Elsi · 03-19-2009, 12:38 AM

Quote:

Originally Posted by RWood

Since I was on a roll I tried to load the file to my Reader. I put the file (along with some regular files for the Reader) on a Memory Stick, put the Memory Stick in the Reader, and the file did not show up in the index.

Did you put the ePub file on the Memory Stick? or an .LRF file you created from the ePub?

By the way, I also downloaded a book -- one I hadn't heard of before, The Facetious Nights of Straparola. Before the title page, I found text explaining the terms and conditions, including this:

Quote:

Google Book Search has digitized millions of physical books and made them
available online at http://books.google.com

The digitization at the most basic level is based on page images of the physical books. To make this book available as an ePub formated file we have
taken those page images and extracted the text using Optical Character Recognition (or OCR for short) technology. The extraction of text from page images is a difficult engineering task. Smudges on the physical books' pages, fancy fonts, old fonts, torn pages, etc. can all lead to errors in the extracted text. Imperfect OCR is only the first challenge in the ultimate goal of moving from collections of page images to extracted-text based books. Our computer algorithms also have to automatically determine the structure of the book (what are the headers and footers, where images are placed, whether text is verse or prose, and so forth)

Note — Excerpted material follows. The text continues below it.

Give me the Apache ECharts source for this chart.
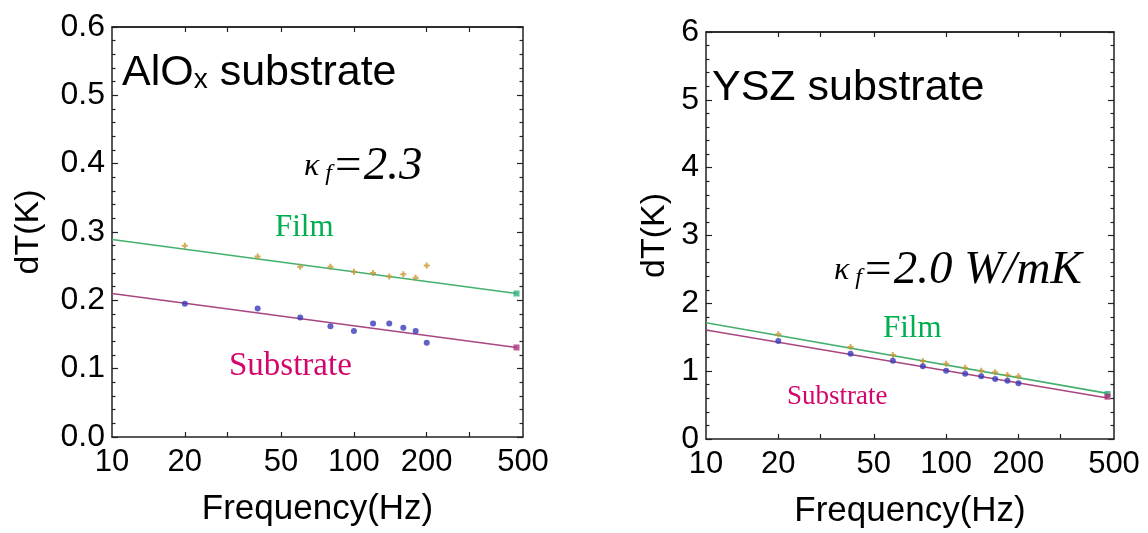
<!DOCTYPE html>
<html>
<head>
<meta charset="utf-8">
<script src="https://cdn.jsdelivr.net/npm/echarts@6/dist/echarts.min.js"></script>
<style>
  html, body { margin: 0; padding: 0; background: #fff; }
  #chart { width: 1148px; height: 533px; }
</style>
</head>
<body>
<div id="chart"></div>
<script>
// measured frequencies (Hz)
const freq = [20, 40, 60, 80, 100, 120, 140, 160, 180, 200, 470];
// AlOx substrate, dT(K)
const alFilm = [0.280, 0.264, 0.249, 0.249, 0.242, 0.240, 0.235, 0.238, 0.233, 0.251, 0.210];
const alSub  = [0.195, 0.188, 0.175, 0.162, 0.155, 0.166, 0.166, 0.160, 0.155, 0.138, 0.131];
// YSZ substrate, dT(K)
const yszFilm = [1.543, 1.356, 1.238, 1.150, 1.110, 1.051, 1.007, 0.983, 0.944, 0.924, 0.663];
const yszSub  = [1.445, 1.258, 1.155, 1.071, 1.007, 0.963, 0.924, 0.885, 0.860, 0.821, 0.624];
// fitted lines (end points, straight in log f)
const fitFreq = [10, 470];
const alFilmFit = [0.289, 0.210];
const alSubFit = [0.210, 0.131];
const yszFilmFit = [1.715, 0.673];
const yszSubFit = [1.607, 0.604];
// tick labels / tick positions
const xLabels = [10, 20, 50, 100, 200, 500];
const xTicks = [20, 30, 50, 100, 200, 300];
const yMax = [0.6, 6];

const frame = '#222';
const filmLine = '#45b06e';
const subLine = '#a8477f';
const sansFont = '"Liberation Sans", Arial, sans-serif';
const serifFont = '"Liberation Serif", "Times New Roman", serif';

const chart = echarts.init(document.getElementById('chart'), null, { renderer: 'canvas' });

const pair = (xs, ys) => xs.map((x, i) => [x, ys[i]]);

function xAxes(g) {
  const mk = (pos, extra) => Object.assign({
    type: 'log', min: 10, max: 500, gridIndex: g, position: pos, z: 5,
    splitLine: { show: false },
    axisLine: { show: true, onZero: false, lineStyle: { color: frame, width: 1.5 } },
    axisTick: { inside: true, length: 5, customValues: xTicks, lineStyle: { color: frame, width: 1.2 } },
    axisLabel: { show: false }
  }, extra || {});
  return [
    mk('bottom', {
      axisLabel: { customValues: xLabels, color: '#000', fontSize: 31, fontFamily: sansFont, margin: 10, formatter: v => String(Math.round(v)) },
      name: 'Frequency(Hz)', nameLocation: 'middle', nameGap: 55,
      nameTextStyle: { color: '#000', fontSize: 35, fontFamily: sansFont }
    }),
    mk('top')
  ];
}

function yAxes(g, digits, interval, gap) {
  const mk = (pos, extra) => Object.assign({
    type: 'value', min: 0, max: yMax[g], interval: interval, gridIndex: g, position: pos,
    splitLine: { show: false },
    axisLine: { show: true, onZero: false, lineStyle: { color: frame, width: 1.5 } },
    axisTick: { show: true, inside: true, length: 6, lineStyle: { color: frame, width: 1.2 } },
    minorTick: { show: true, splitNumber: 5, length: 3.5, lineStyle: { color: frame, width: 1.2 } },
    axisLabel: { show: false }
  }, extra || {});
  return [
    mk('left', {
      axisLabel: { color: '#000', fontSize: 32, fontFamily: sansFont, margin: 7, formatter: v => v.toFixed(digits) },
      name: 'dT(K)', nameLocation: 'middle', nameGap: gap,
      nameTextStyle: { color: '#000', fontSize: 34, fontFamily: sansFont }
    }),
    mk('right')
  ];
}

const plusPath = 'path://M2,0H4V2H6V4H4V6H2V4H0V2H2Z';

// last measured point is drawn in the fit-line colour, as in the source figure
function marks(values, color, lastColor) {
  return pair(freq, values).map((p, i) => i === values.length - 1
    ? { value: p, symbol: 'rect', itemStyle: { color: lastColor } }
    : { value: p, itemStyle: { color: color } });
}

function seriesFor(g, film, sub, filmFit, subFit) {
  const xi = g * 2, yi = g * 2;
  return [
    { type: 'line', xAxisIndex: xi, yAxisIndex: yi, data: pair(fitFreq, filmFit), symbol: 'none',
      lineStyle: { color: filmLine, width: 1.6 }, silent: true, z: 2,
      // top edge of the frame
      markLine: { silent: true, symbol: 'none', label: { show: false },
        lineStyle: { color: frame, width: 1.5, type: 'solid' }, data: [{ yAxis: yMax[g] }] } },
    { type: 'line', xAxisIndex: xi, yAxisIndex: yi, data: pair(fitFreq, subFit), symbol: 'none',
      lineStyle: { color: subLine, width: 1.6 }, silent: true, z: 2 },
    { type: 'scatter', xAxisIndex: xi, yAxisIndex: yi, data: marks(film, '#c8952e', '#2fae7a'),
      symbol: plusPath, symbolSize: 6, z: 3 },
    { type: 'scatter', xAxisIndex: xi, yAxisIndex: yi, data: marks(sub, '#3a3ab8', '#b0307a'),
      symbol: 'circle', symbolSize: 6, z: 3 }
  ];
}

const kappaRich = {
  k: { fontSize: 32, fontStyle: 'italic', fontFamily: serifFont, fill: '#000' },
  f: { fontSize: 24, fontStyle: 'italic', fontFamily: serifFont, fill: '#000', padding: [14, 0, 0, 0] },
  v: { fontSize: 47, fontStyle: 'italic', fontFamily: serifFont, fill: '#000' }
};

const option = {
  animation: false,
  grid: [
    { left: 112, top: 27, width: 411, height: 410, outerBoundsMode: 'none' },
    { left: 706, top: 32, width: 408, height: 407, outerBoundsMode: 'none' }
  ],
  xAxis: xAxes(0).concat(xAxes(1)),
  yAxis: yAxes(0, 1, 0.1, 66).concat(yAxes(1, 0, 1, 34)),
  series: seriesFor(0, alFilm, alSub, alFilmFit, alSubFit)
    .concat(seriesFor(1, yszFilm, yszSub, yszFilmFit, yszSubFit)),
  graphic: [
    { type: 'text', left: 122, top: 52, style: {
        text: '{a|AlO}{s|x}{a| substrate}',
        rich: {
          a: { fontSize: 43, fontFamily: sansFont, fill: '#000' },
          s: { fontSize: 28, fontFamily: sansFont, fill: '#000', padding: [14, 0, 0, 0] }
        } } },
    { type: 'text', left: 712, top: 67, style: {
        text: 'YSZ substrate', fontSize: 43, fontFamily: sansFont, fill: '#000' } },
    { type: 'text', left: 304, top: 143, style: { text: '{k|κ}{f| f}{v|=2.3}', rich: kappaRich } },
    { type: 'text', left: 834, top: 247, style: { text: '{k|κ}{f| f}{v|=2.0 W/mK}', rich: kappaRich } },
    { type: 'text', left: 275, top: 212, style: {
        text: 'Film', fontSize: 31, fontFamily: serifFont, fill: '#00ad4f' } },
    { type: 'text', left: 229, top: 350, style: {
        text: 'Substrate', fontSize: 33, fontFamily: serifFont, fill: '#d2066c' } },
    { type: 'text', left: 883, top: 313, style: {
        text: 'Film', fontSize: 31, fontFamily: serifFont, fill: '#00ad4f' } },
    { type: 'text', left: 787, top: 383, style: {
        text: 'Substrate', fontSize: 27, fontFamily: serifFont, fill: '#d2066c' } }
  ]
};

chart.setOption(option);
window.addEventListener('resize', () => chart.resize());
</script>
</body>
</html>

Getting this right allows us to render the book in a way that follows the format of the original book.

Despite our best efforts you may see spelling mistakes, garbage characters, extraneous images, or missing pages in this book. Based on our estimates, these errors should not prevent you from enjoying the content of the book. The technical challenges of automatically constructing a perfect book are daunting, but we continue to make enhancements to our OCR and book structure extraction technologies.

For the most part, the OCR and presentation is quite good. But when it fails, it fails spectacularly!